STEMi Makers Africa Commemorates the International Youth Month 2020.
An Africa By Us, For Us and Of Us Series that sheds light on the need to enable engagement of youths, strengthen their capacity and push them to the forefront of global innovation, taking important steps to accelerate social, scientific, and technological change in all of Africa.
Over the next 50 years, our world will face a range of complex challenges. New technologies and the priority to accelerate the sustainability agenda will require a shift in how we engage youths through self-exploration in Science, Technology, Engineering, and Mathematics (STEM).
STEMi Makers Africa commemorated the International Youth Month for 2020 with a Series titled “Africa By Us, For Us and Of Us” from the 29th to 30th of August 2020. This was a Virtual program and the event was an engagement of 12 Country Leaders who presented their narratives in driving Sustainable actions in Health, Agriculture, Technology, the new Workforce skills, Innovation, STEM Education, Citizen Science, Entrepreneurship and SDG point focuses in which we can engage young people at the local, national and continental level to be self-reliant, technology problem solvers and innovators
Speakers at the The Africa By Us, For Us and Of Us implored youths to be more involved in the society in terms of seeing what they can do for the society and not just what society can do for them.

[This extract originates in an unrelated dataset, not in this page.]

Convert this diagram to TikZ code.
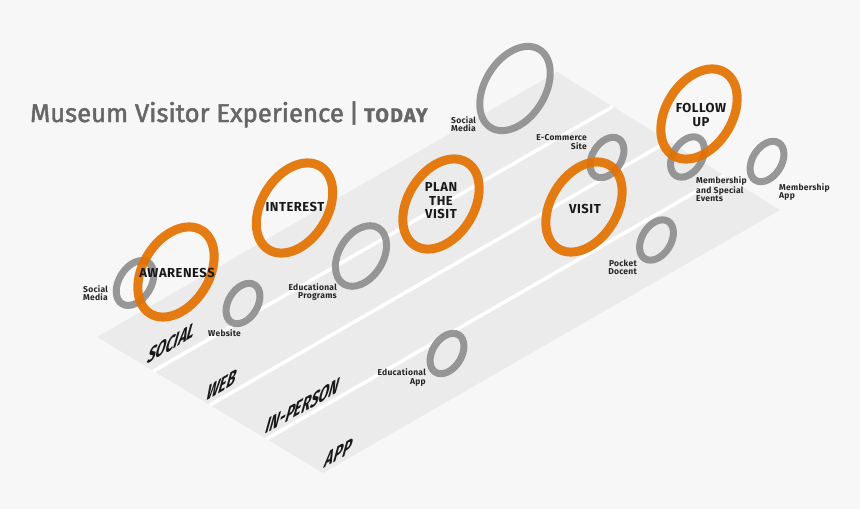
\documentclass[tikz,border=0pt]{standalone}
\usepackage{fontspec}
\setmainfont{Fira Sans}
\newfontfamily\titlefont[FakeBold=1.8]{Fira Sans}
\usepackage{tikz}
\usetikzlibrary{calc,shapes.geometric}

\definecolor{VisitOrange}{HTML}{E37200}
\definecolor{RingGray}{HTML}{8A8A8A}
\definecolor{LaneGray}{HTML}{EBEBEB}
\definecolor{PageGray}{HTML}{F7F7F7}
\definecolor{TitleGray}{HTML}{666666}

\tikzset{
  ring/.style={ellipse,draw,inner sep=0pt,rotate=58},
  stagering/.style={ring,draw=VisitOrange,line width=9pt,draw opacity=0.92},
  channelring/.style={ring,draw=RingGray,line width=7pt,draw opacity=0.88},
  stagelabel/.style={font=\bfseries\fontsize{13}{13.5}\selectfont\addfontfeatures{LetterSpace=4},align=center,text=black!90},
  channellabel/.style={font=\bfseries\fontsize{8.5}{8.2}\selectfont\addfontfeatures{LetterSpace=3},text=black!85,inner sep=0pt},
  lanelabel/.style={font=\bfseries\fontsize{18}{18}\selectfont,text=black!90,cm={0.8,0.46,0.36,1.3,(0,0)}}
}

\begin{document}
\begin{tikzpicture}[x=1pt,y=-1pt]
    \fill[PageGray] (0,0) rectangle (860,509);

    \node[anchor=base west,inner sep=0pt,text=TitleGray,font=\titlefont\fontsize{25.7}{30}\selectfont] (title) at (30,122)
      {Museum Visitor Experience\hspace{5pt}|\hspace{5pt}{\bfseries\fontsize{19.5}{22}\selectfont\addfontfeatures{LetterSpace=7}TODAY}};

    \coordinate (laneL) at (97,337);
    \coordinate (laneT) at (557,72);
    \coordinate (laneR) at (780,210);
    \coordinate (laneB) at (323,473);
    \fill[LaneGray] (laneL) -- (laneT) -- (laneR) -- (laneB) -- cycle;
    \foreach \t in {0.25,0.5,0.75}
      \draw[white,line width=3.5pt] ($(laneL)!\t!(laneB)$) -- ($(laneT)!\t!(laneR)$);

    \node[lanelabel] (social) at (172,343) {SOCIAL};
    \node[lanelabel] (web) at (222,385) {WEB};
    \node[lanelabel] (inperson) at (303,406) {IN-PERSON};
    \node[lanelabel] (app) at (339,453) {APP};

    \foreach \name/\x/\y/\w/\h in {
      socialleft/135/283/49/32,website/243/303.5/44/29,eduprog/361/256/66/44,
      socialtop/515/88.5/92/60,ecommerce/607/157.5/44/29,membership/687.5/157/44/29,
      memberapp/767/161.5/44/29,pocket/656.5/240/44/29,eduapp/447/353.5/44/29}{%
      \node[channelring,minimum width=\w pt,minimum height=\h pt] (\name) at (\x,\y) {};
    }
    \foreach \name/\x/\y in {
      awareness/176/272,interest/294.5/208,plan/441/204,visit/584/207,followup/699/114}{%
      \node[stagering,minimum width=98pt,minimum height=66pt] (\name) at (\x,\y) {};
    }

    \node[stagelabel] (awarenesstext) at (177,273) {AWARENESS};
    \node[stagelabel] (interesttext) at (295,207) {INTEREST};
    \node[stagelabel] (plantext) at (441,201) {PLAN\\THE\\VISIT};
    \node[stagelabel] (visittext) at (585,209) {VISIT};
    \node[stagelabel] (followuptext) at (701,115) {FOLLOW\\UP};

    \node[channellabel,anchor=west,align=left] (sociallefttext) at (83,293.5) {Social\\Media};
    \node[channellabel,anchor=west] (websitetext) at (208,333) {Website};
    \node[channellabel,anchor=east,align=right] (eduprogtext) at (337,292) {Educational\\Programs};
    \node[channellabel,anchor=west,align=left] (socialtoptext) at (451,124) {Social\\Media};
    \node[channellabel,anchor=east,align=right] (ecommercetext) at (587,142) {E-Commerce\\Site};
    \node[channellabel,anchor=west,align=left] (membershiptext) at (696,189) {Membership\\and Special\\Events};
    \node[channellabel,anchor=west,align=left] (memberapptext) at (779,192) {Membership\\App};
    \node[channellabel,anchor=east,align=right] (pockettext) at (637,267) {Pocket\\Docent};
    \node[channellabel,anchor=east,align=right] (eduapptext) at (426,377.5) {Educational\\App};
\end{tikzpicture}
\end{document}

We had leaders like Dennisk Masina (Botswana), Grantina Modern (Tanzania), Martins Adusei (Ghana), Mulikita Jackson (Zambia), Mehiret Walga (Ethiopia), Claudette Nkwenti (Cameroon), Prince Achoja (Kano State, Nigeria), Nweze Victor (Lagos, Nigeria), Essah Taylor (Liberia), Madalitso Mwaungulu (Malawi), Kabwita Erwan (DR Congo), and Amanda Obidike (Host of the Africa By Us, For Us and Of Us event).
The event took a dynamic and holistic approach where the Speakers didn’t call on government actions for youth development but how youths can have a mental awakening for the sustainable change they desire, position themselves for emerging opportunities in Agriculture and Technology, think outside the box for our growing economy, begin to volunteer and be engaged in local policy making, entrepreneurial engagement, and collaborate amongst themselves. The informal sector in Africa makes up for 70% of the economy, hence, the whole of Africa needs to accept use of technology by leveraging on current technologies, embedding practical STEM education in schools from the grassroots,and developing policies that fosters entrepreneurship education at all levels.
The two-days program was an exhilarating experience with over 17 Countries who joined the virtual conversation.